-- Recorded information --
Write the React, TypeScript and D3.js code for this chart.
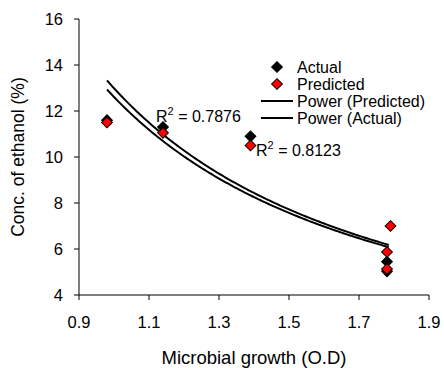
import * as d3 from 'd3';

// measured points
const actualX = [0.98, 1.14, 1.39, 1.78, 1.78];
const actualY = [11.6, 11.3, 10.9, 5.45, 5.03];
const predictedX = [0.98, 1.14, 1.39, 1.79, 1.78, 1.78];
const predictedY = [11.5, 11.05, 10.5, 7.0, 5.87, 5.13];

// power trendlines y = a * x^b (coefficients)
const powerPredicted = { a: 12.99, b: -1.283, r2: '0.7876' };
const powerActual = { a: 12.61, b: -1.259, r2: '0.8123' };
const trendRange = [0.98, 1.785];

const xTicks = [0.9, 1.1, 1.3, 1.5, 1.7, 1.9];
const yTicks = [4, 6, 8, 10, 12, 14, 16];

const legendItems = ['Actual', 'Predicted', 'Power (Predicted)', 'Power (Actual)'];

export default function App() {
  const width = 444;
  const height = 368;
  const margin = { top: 19, right: 15, bottom: 73, left: 79 };
  const font = 'Liberation Sans, Arial, sans-serif';

  const x = d3.scaleLinear().domain([0.9, 1.9]).range([margin.left, width - margin.right]);
  const y = d3.scaleLinear().domain([4, 16]).range([height - margin.bottom, margin.top]);

  const diamond = d3.symbol().type(d3.symbolSquare).size(58)() ?? '';

  const curve = (p: { a: number; b: number }) => {
    const xs = d3.range(trendRange[0], trendRange[1] + 1e-9, 0.005);
    return (
      d3
        .line<number>()
        .x((v) => x(v))
        .y((v) => y(p.a * Math.pow(v, p.b)))(xs) ?? ''
    );
  };

  const x0 = margin.left;
  const y0 = height - margin.bottom;

  return (
    <svg
      width={width}
      height={height}
      style={{ position: 'absolute', left: 0, top: 0, background: '#fff' }}
      fontFamily={font}
    >
      {/* axes */}
      <line x1={x0} x2={x0} y1={margin.top} y2={y0} stroke="#000" strokeWidth={1} />
      <line x1={x0} x2={width - margin.right} y1={y0} y2={y0} stroke="#000" strokeWidth={1} />
      {yTicks.map((t) => (
        <g key={t}>
          <line x1={x0 - 5} x2={x0} y1={y(t)} y2={y(t)} stroke="#000" />
          <text x={x0 - 16} y={y(t)} dy="0.36em" textAnchor="end" fontSize={16.5}>
            {t}
          </text>
        </g>
      ))}
      {xTicks.map((t) => (
        <g key={t}>
          <line x1={x(t)} x2={x(t)} y1={y0} y2={y0 + 5} stroke="#000" />
          <text x={x(t)} y={y0 + 33} textAnchor="middle" fontSize={16.5}>
            {t.toFixed(1)}
          </text>
        </g>
      ))}
      <text x={254} y={364} textAnchor="middle" fontSize={18.5}>
        Microbial growth (O.D)
      </text>
      <text
        transform={`translate(24,${(margin.top + y0) / 2}) rotate(-90)`}
        textAnchor="middle"
        fontSize={17.5}
      >
        Conc. of ethanol (%)
      </text>

      {/* trendlines */}
      <path d={curve(powerPredicted)} fill="none" stroke="#000" strokeWidth={2} />
      <path d={curve(powerActual)} fill="none" stroke="#000" strokeWidth={2} />

      {/* points */}
      {actualX.map((v, i) => (
        <path
          key={`a${i}`}
          d={diamond}
          transform={`translate(${x(v)},${y(actualY[i])}) rotate(45)`}
          fill="#000"
          stroke="#000"
          strokeWidth={1}
        />
      ))}
      {predictedX.map((v, i) => (
        <path
          key={`p${i}`}
          d={diamond}
          transform={`translate(${x(v)},${y(predictedY[i])}) rotate(45)`}
          fill="#ff0000"
          stroke="#000"
          strokeWidth={1}
        />
      ))}

      {/* R² labels */}
      <text x={156} y={122} fontSize={16}>
        R<tspan dy={-7} fontSize={11}>2</tspan>
        <tspan dy={7}> = {powerPredicted.r2}</tspan>
      </text>
      <text x={256} y={156} fontSize={16}>
        R<tspan dy={-7} fontSize={11}>2</tspan>
        <tspan dy={7}> = {powerActual.r2}</tspan>
      </text>

      {/* legend */}
      {legendItems.map((name, i) => {
        const ly = 67 + i * 17;
        return (
          <g key={name}>
            {i < 2 ? (
              <path
                d={diamond}
                transform={`translate(277,${ly}) rotate(45)`}
                fill={i === 0 ? '#000' : '#ff0000'}
                stroke="#000"
              />
            ) : (
              <line x1={261} x2={293} y1={ly} y2={ly} stroke="#000" strokeWidth={2} />
            )}
            <text x={297} y={ly} dy="0.36em" fontSize={16}>
              {name}
            </text>
          </g>
        );
      })}
    </svg>
  );
}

-- The task --
Every line above should be returned word for word, with the pictures left behind.

-- Written response --
Write the React, TypeScript and D3.js code for this chart.
import * as d3 from 'd3';

// measured points
const actualX = [0.98, 1.14, 1.39, 1.78, 1.78];
const actualY = [11.6, 11.3, 10.9, 5.45, 5.03];
const predictedX = [0.98, 1.14, 1.39, 1.79, 1.78, 1.78];
const predictedY = [11.5, 11.05, 10.5, 7.0, 5.87, 5.13];

// power trendlines y = a * x^b (coefficients)
const powerPredicted = { a: 12.99, b: -1.283, r2: '0.7876' };
const powerActual = { a: 12.61, b: -1.259, r2: '0.8123' };
const trendRange = [0.98, 1.785];

const xTicks = [0.9, 1.1, 1.3, 1.5, 1.7, 1.9];
const yTicks = [4, 6, 8, 10, 12, 14, 16];

const legendItems = ['Actual', 'Predicted', 'Power (Predicted)', 'Power (Actual)'];

export default function App() {
  const width = 444;
  const height = 368;
  const margin = { top: 19, right: 15, bottom: 73, left: 79 };
  const font = 'Liberation Sans, Arial, sans-serif';

  const x = d3.scaleLinear().domain([0.9, 1.9]).range([margin.left, width - margin.right]);
  const y = d3.scaleLinear().domain([4, 16]).range([height - margin.bottom, margin.top]);

  const diamond = d3.symbol().type(d3.symbolSquare).size(58)() ?? '';

  const curve = (p: { a: number; b: number }) => {
    const xs = d3.range(trendRange[0], trendRange[1] + 1e-9, 0.005);
    return (
      d3
        .line<number>()
        .x((v) => x(v))
        .y((v) => y(p.a * Math.pow(v, p.b)))(xs) ?? ''
    );
  };

  const x0 = margin.left;
  const y0 = height - margin.bottom;

  return (
    <svg
      width={width}
      height={height}
      style={{ position: 'absolute', left: 0, top: 0, background: '#fff' }}
      fontFamily={font}
    >
      {/* axes */}
      <line x1={x0} x2={x0} y1={margin.top} y2={y0} stroke="#000" strokeWidth={1} />
      <line x1={x0} x2={width - margin.right} y1={y0} y2={y0} stroke="#000" strokeWidth={1} />
      {yTicks.map((t) => (
        <g key={t}>
          <line x1={x0 - 5} x2={x0} y1={y(t)} y2={y(t)} stroke="#000" />
          <text x={x0 - 16} y={y(t)} dy="0.36em" textAnchor="end" fontSize={16.5}>
            {t}
          </text>
        </g>
      ))}
      {xTicks.map((t) => (
        <g key={t}>
          <line x1={x(t)} x2={x(t)} y1={y0} y2={y0 + 5} stroke="#000" />
          <text x={x(t)} y={y0 + 33} textAnchor="middle" fontSize={16.5}>
            {t.toFixed(1)}
          </text>
        </g>
      ))}
      <text x={254} y={364} textAnchor="middle" fontSize={18.5}>
        Microbial growth (O.D)
      </text>
      <text
        transform={`translate(24,${(margin.top + y0) / 2}) rotate(-90)`}
        textAnchor="middle"
        fontSize={17.5}
      >
        Conc. of ethanol (%)
      </text>

      {/* trendlines */}
      <path d={curve(powerPredicted)} fill="none" stroke="#000" strokeWidth={2} />
      <path d={curve(powerActual)} fill="none" stroke="#000" strokeWidth={2} />

      {/* points */}
      {actualX.map((v, i) => (
        <path
          key={`a${i}`}
          d={diamond}
          transform={`translate(${x(v)},${y(actualY[i])}) rotate(45)`}
          fill="#000"
          stroke="#000"
          strokeWidth={1}
        />
      ))}
      {predictedX.map((v, i) => (
        <path
          key={`p${i}`}
          d={diamond}
          transform={`translate(${x(v)},${y(predictedY[i])}) rotate(45)`}
          fill="#ff0000"
          stroke="#000"
          strokeWidth={1}
        />
      ))}

      {/* R² labels */}
      <text x={156} y={122} fontSize={16}>
        R<tspan dy={-7} fontSize={11}>2</tspan>
        <tspan dy={7}> = {powerPredicted.r2}</tspan>
      </text>
      <text x={256} y={156} fontSize={16}>
        R<tspan dy={-7} fontSize={11}>2</tspan>
        <tspan dy={7}> = {powerActual.r2}</tspan>
      </text>

      {/* legend */}
      {legendItems.map((name, i) => {
        const ly = 67 + i * 17;
        return (
          <g key={name}>
            {i < 2 ? (
              <path
                d={diamond}
                transform={`translate(277,${ly}) rotate(45)`}
                fill={i === 0 ? '#000' : '#ff0000'}
                stroke="#000"
              />
            ) : (
              <line x1={261} x2={293} y1={ly} y2={ly} stroke="#000" strokeWidth={2} />
            )}
            <text x={297} y={ly} dy="0.36em" fontSize={16}>
              {name}
            </text>
          </g>
        );
      })}
    </svg>
  );
}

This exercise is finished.